BEGIN
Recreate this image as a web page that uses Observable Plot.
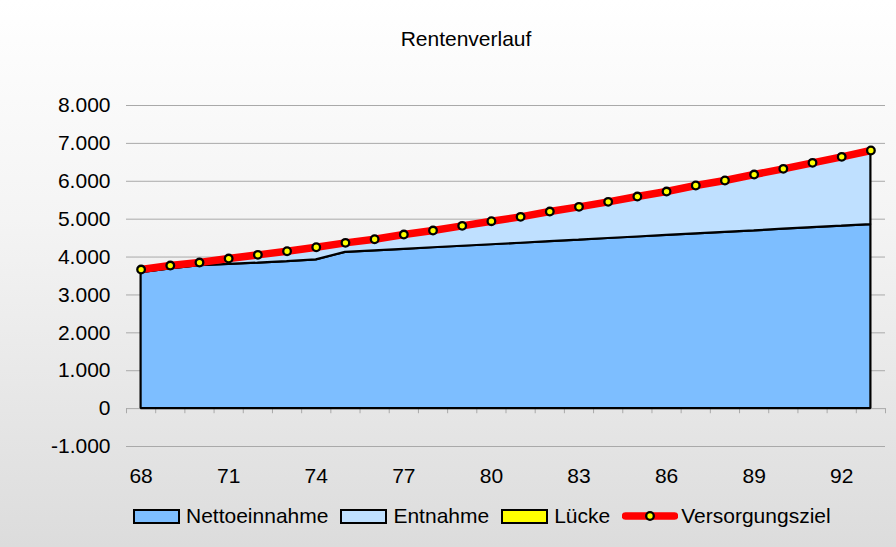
<!DOCTYPE html>
<html>
<head>
<meta charset="utf-8">
<script src="https://cdn.jsdelivr.net/npm/d3@7"></script>
<script src="https://cdn.jsdelivr.net/npm/@observablehq/plot@0.6"></script>
<style>
  html, body { margin: 0; padding: 0; }
  #chart {
    position: relative; width: 896px; height: 547px; overflow: hidden;
    background: linear-gradient(to bottom, #ffffff 0%, #f4f4f4 40%, #dcdcdc 100%);
    font-family: "Liberation Sans", Arial, sans-serif; color: #000;
  }
  #title { position: absolute; top: 27px; left: 466px; transform: translateX(-50%); font-size: 21px; line-height: 24px; white-space: nowrap; }
  #plot { position: absolute; top: 70px; left: 0; }
  #legend { position: absolute; top: 504px; left: 133px; display: flex; align-items: center; font-size: 21px; line-height: 24px; white-space: nowrap; }
  .sw { width: 47px; height: 15px; box-sizing: border-box; border: 2px solid #000; margin-right: 6px; }
  .item { display: flex; align-items: center; margin-right: 12px; }
</style>
</head>
<body>
<div id="chart">
  <div id="title">Rentenverlauf</div>
  <div id="plot"></div>
  <div id="legend"></div>
</div>
<script>
const ages = [68, 69, 70, 71, 72, 73, 74, 75, 76, 77, 78, 79, 80, 81, 82, 83, 84, 85, 86, 87, 88, 89, 90, 91, 92, 93];
const netto = [3590, 3690, 3770, 3805, 3840, 3880, 3925, 4125, 4165, 4205, 4245, 4285, 4325, 4365, 4405, 4445, 4490, 4530, 4570, 4610, 4650, 4690, 4735, 4775, 4815, 4858];
const entnahme = [80, 86, 85, 155, 218, 273, 334, 250, 305, 389, 455, 538, 621, 696, 796, 880, 967, 1067, 1159, 1278, 1370, 1488, 1593, 1712, 1830, 1954];
const luecke = [0, 0, 0, 0, 0, 0, 0, 0, 0, 0, 0, 0, 0, 0, 0, 0, 0, 0, 0, 0, 0, 0, 0, 0, 0, 0];
const ziel = [3670, 3776, 3855, 3960, 4058, 4153, 4259, 4375, 4470, 4594, 4700, 4823, 4946, 5061, 5201, 5325, 5457, 5597, 5729, 5888, 6020, 6178, 6328, 6487, 6645, 6812];
const seriesNames = ["Nettoeinnahme", "Entnahme", "Lücke", "Versorgungsziel"];
const seriesColors = ["#7dbeff", "#bfe0ff", "#ffff00", "#ff0000"];
const yTicks = [-1000, 0, 1000, 2000, 3000, 4000, 5000, 6000, 7000, 8000];
const xLabels = [68, 71, 74, 77, 80, 83, 86, 89, 92];

const areaRows = [];
ages.forEach((a, i) => {
  areaRows.push({age: a, series: seriesNames[0], value: netto[i]});
  areaRows.push({age: a, series: seriesNames[1], value: entnahme[i]});
  areaRows.push({age: a, series: seriesNames[2], value: luecke[i]});
});
const zielRows = ages.map((a, i) => ({age: a, value: ziel[i]}));
const tickBounds = ages.map(a => a - 0.5).concat([ages[ages.length - 1] + 0.5]);

const fmt = d => (d < 0 ? "-" : "") + d3.format(",")(Math.abs(d)).replace(/,/g, ".");

const chart = Plot.plot({
  width: 896, height: 425,
  marginLeft: 126, marginRight: 11, marginTop: 35, marginBottom: 49,
  style: {background: "transparent", fontFamily: "'Liberation Sans', Arial, sans-serif", fontSize: "21px", color: "#000", overflow: "visible"},
  x: {domain: [ages[0] - 0.5, ages[ages.length - 1] + 0.5], label: null},
  y: {domain: [yTicks[0], yTicks[yTicks.length - 1]], label: null},
  color: {domain: seriesNames, range: seriesColors},
  marks: [
    Plot.gridY(yTicks, {stroke: "#a9a9a9", strokeOpacity: 1, strokeWidth: 1}),
    Plot.ruleX(tickBounds, {y1: 0, y2: -135, stroke: "#a9a9a9", strokeWidth: 1}),
    Plot.areaY(areaRows, Plot.stackY({x: "age", y: "value", z: "series", fill: "series", order: seriesNames, stroke: "#000", strokeWidth: 2.2, strokeLinejoin: "miter"})),
    Plot.line(zielRows, {x: "age", y: "value", stroke: seriesColors[3], strokeWidth: 7.5, strokeLinecap: "butt", strokeLinejoin: "round"}),
    Plot.dot(zielRows, {x: "age", y: "value", r: 3.8, fill: "#ffff00", stroke: "#000", strokeWidth: 2.3}),
    Plot.axisY(yTicks, {tickSize: 0, tickPadding: 16, tickFormat: fmt, fontSize: 21, label: null}),
    Plot.axisX(xLabels, {tickSize: 0, tickPadding: 22, tickFormat: d => String(d), fontSize: 21, label: null})
  ]
});
document.getElementById("plot").appendChild(chart);

// legend
const legend = document.getElementById("legend");
seriesNames.forEach((name, i) => {
  const item = document.createElement("div");
  item.className = "item";
  if (i < 3) {
    const sw = document.createElement("div");
    sw.className = "sw";
    sw.style.background = seriesColors[i];
    item.appendChild(sw);
  } else {
    const ns = "http://www.w3.org/2000/svg";
    const svg = document.createElementNS(ns, "svg");
    svg.setAttribute("width", 56); svg.setAttribute("height", 16);
    svg.style.marginRight = "3px";
    const ln = document.createElementNS(ns, "line");
    ln.setAttribute("x1", 3.5); ln.setAttribute("x2", 52.5); ln.setAttribute("y1", 8); ln.setAttribute("y2", 8);
    ln.setAttribute("stroke", seriesColors[3]); ln.setAttribute("stroke-width", 7.5); ln.setAttribute("stroke-linecap", "round");
    svg.appendChild(ln);
    const c = document.createElementNS(ns, "circle");
    c.setAttribute("cx", 28); c.setAttribute("cy", 8); c.setAttribute("r", 3.8);
    c.setAttribute("fill", "#ffff00"); c.setAttribute("stroke", "#000"); c.setAttribute("stroke-width", 2.3);
    svg.appendChild(c);
    item.appendChild(svg);
  }
  const t = document.createElement("span");
  t.textContent = name;
  item.appendChild(t);
  legend.appendChild(item);
});
</script>
</body>
</html>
END
All of the data needs repeating exactly, but the pictures do not.

Recreate this image as a web page that uses Observable Plot.
<!DOCTYPE html>
<html>
<head>
<meta charset="utf-8">
<script src="https://cdn.jsdelivr.net/npm/d3@7"></script>
<script src="https://cdn.jsdelivr.net/npm/@observablehq/plot@0.6"></script>
<style>
  html, body { margin: 0; padding: 0; }
  #chart {
    position: relative; width: 896px; height: 547px; overflow: hidden;
    background: linear-gradient(to bottom, #ffffff 0%, #f4f4f4 40%, #dcdcdc 100%);
    font-family: "Liberation Sans", Arial, sans-serif; color: #000;
  }
  #title { position: absolute; top: 27px; left: 466px; transform: translateX(-50%); font-size: 21px; line-height: 24px; white-space: nowrap; }
  #plot { position: absolute; top: 70px; left: 0; }
  #legend { position: absolute; top: 504px; left: 133px; display: flex; align-items: center; font-size: 21px; line-height: 24px; white-space: nowrap; }
  .sw { width: 47px; height: 15px; box-sizing: border-box; border: 2px solid #000; margin-right: 6px; }
  .item { display: flex; align-items: center; margin-right: 12px; }
</style>
</head>
<body>
<div id="chart">
  <div id="title">Rentenverlauf</div>
  <div id="plot"></div>
  <div id="legend"></div>
</div>
<script>
const ages = [68, 69, 70, 71, 72, 73, 74, 75, 76, 77, 78, 79, 80, 81, 82, 83, 84, 85, 86, 87, 88, 89, 90, 91, 92, 93];
const netto = [3590, 3690, 3770, 3805, 3840, 3880, 3925, 4125, 4165, 4205, 4245, 4285, 4325, 4365, 4405, 4445, 4490, 4530, 4570, 4610, 4650, 4690, 4735, 4775, 4815, 4858];
const entnahme = [80, 86, 85, 155, 218, 273, 334, 250, 305, 389, 455, 538, 621, 696, 796, 880, 967, 1067, 1159, 1278, 1370, 1488, 1593, 1712, 1830, 1954];
const luecke = [0, 0, 0, 0, 0, 0, 0, 0, 0, 0, 0, 0, 0, 0, 0, 0, 0, 0, 0, 0, 0, 0, 0, 0, 0, 0];
const ziel = [3670, 3776, 3855, 3960, 4058, 4153, 4259, 4375, 4470, 4594, 4700, 4823, 4946, 5061, 5201, 5325, 5457, 5597, 5729, 5888, 6020, 6178, 6328, 6487, 6645, 6812];
const seriesNames = ["Nettoeinnahme", "Entnahme", "Lücke", "Versorgungsziel"];
const seriesColors = ["#7dbeff", "#bfe0ff", "#ffff00", "#ff0000"];
const yTicks = [-1000, 0, 1000, 2000, 3000, 4000, 5000, 6000, 7000, 8000];
const xLabels = [68, 71, 74, 77, 80, 83, 86, 89, 92];

const areaRows = [];
ages.forEach((a, i) => {
  areaRows.push({age: a, series: seriesNames[0], value: netto[i]});
  areaRows.push({age: a, series: seriesNames[1], value: entnahme[i]});
  areaRows.push({age: a, series: seriesNames[2], value: luecke[i]});
});
const zielRows = ages.map((a, i) => ({age: a, value: ziel[i]}));
const tickBounds = ages.map(a => a - 0.5).concat([ages[ages.length - 1] + 0.5]);

const fmt = d => (d < 0 ? "-" : "") + d3.format(",")(Math.abs(d)).replace(/,/g, ".");

const chart = Plot.plot({
  width: 896, height: 425,
  marginLeft: 126, marginRight: 11, marginTop: 35, marginBottom: 49,
  style: {background: "transparent", fontFamily: "'Liberation Sans', Arial, sans-serif", fontSize: "21px", color: "#000", overflow: "visible"},
  x: {domain: [ages[0] - 0.5, ages[ages.length - 1] + 0.5], label: null},
  y: {domain: [yTicks[0], yTicks[yTicks.length - 1]], label: null},
  color: {domain: seriesNames, range: seriesColors},
  marks: [
    Plot.gridY(yTicks, {stroke: "#a9a9a9", strokeOpacity: 1, strokeWidth: 1}),
    Plot.ruleX(tickBounds, {y1: 0, y2: -135, stroke: "#a9a9a9", strokeWidth: 1}),
    Plot.areaY(areaRows, Plot.stackY({x: "age", y: "value", z: "series", fill: "series", order: seriesNames, stroke: "#000", strokeWidth: 2.2, strokeLinejoin: "miter"})),
    Plot.line(zielRows, {x: "age", y: "value", stroke: seriesColors[3], strokeWidth: 7.5, strokeLinecap: "butt", strokeLinejoin: "round"}),
    Plot.dot(zielRows, {x: "age", y: "value", r: 3.8, fill: "#ffff00", stroke: "#000", strokeWidth: 2.3}),
    Plot.axisY(yTicks, {tickSize: 0, tickPadding: 16, tickFormat: fmt, fontSize: 21, label: null}),
    Plot.axisX(xLabels, {tickSize: 0, tickPadding: 22, tickFormat: d => String(d), fontSize: 21, label: null})
  ]
});
document.getElementById("plot").appendChild(chart);

// legend
const legend = document.getElementById("legend");
seriesNames.forEach((name, i) => {
  const item = document.createElement("div");
  item.className = "item";
  if (i < 3) {
    const sw = document.createElement("div");
    sw.className = "sw";
    sw.style.background = seriesColors[i];
    item.appendChild(sw);
  } else {
    const ns = "http://www.w3.org/2000/svg";
    const svg = document.createElementNS(ns, "svg");
    svg.setAttribute("width", 56); svg.setAttribute("height", 16);
    svg.style.marginRight = "3px";
    const ln = document.createElementNS(ns, "line");
    ln.setAttribute("x1", 3.5); ln.setAttribute("x2", 52.5); ln.setAttribute("y1", 8); ln.setAttribute("y2", 8);
    ln.setAttribute("stroke", seriesColors[3]); ln.setAttribute("stroke-width", 7.5); ln.setAttribute("stroke-linecap", "round");
    svg.appendChild(ln);
    const c = document.createElementNS(ns, "circle");
    c.setAttribute("cx", 28); c.setAttribute("cy", 8); c.setAttribute("r", 3.8);
    c.setAttribute("fill", "#ffff00"); c.setAttribute("stroke", "#000"); c.setAttribute("stroke-width", 2.3);
    svg.appendChild(c);
    item.appendChild(svg);
  }
  const t = document.createElement("span");
  t.textContent = name;
  item.appendChild(t);
  legend.appendChild(item);
});
</script>
</body>
</html>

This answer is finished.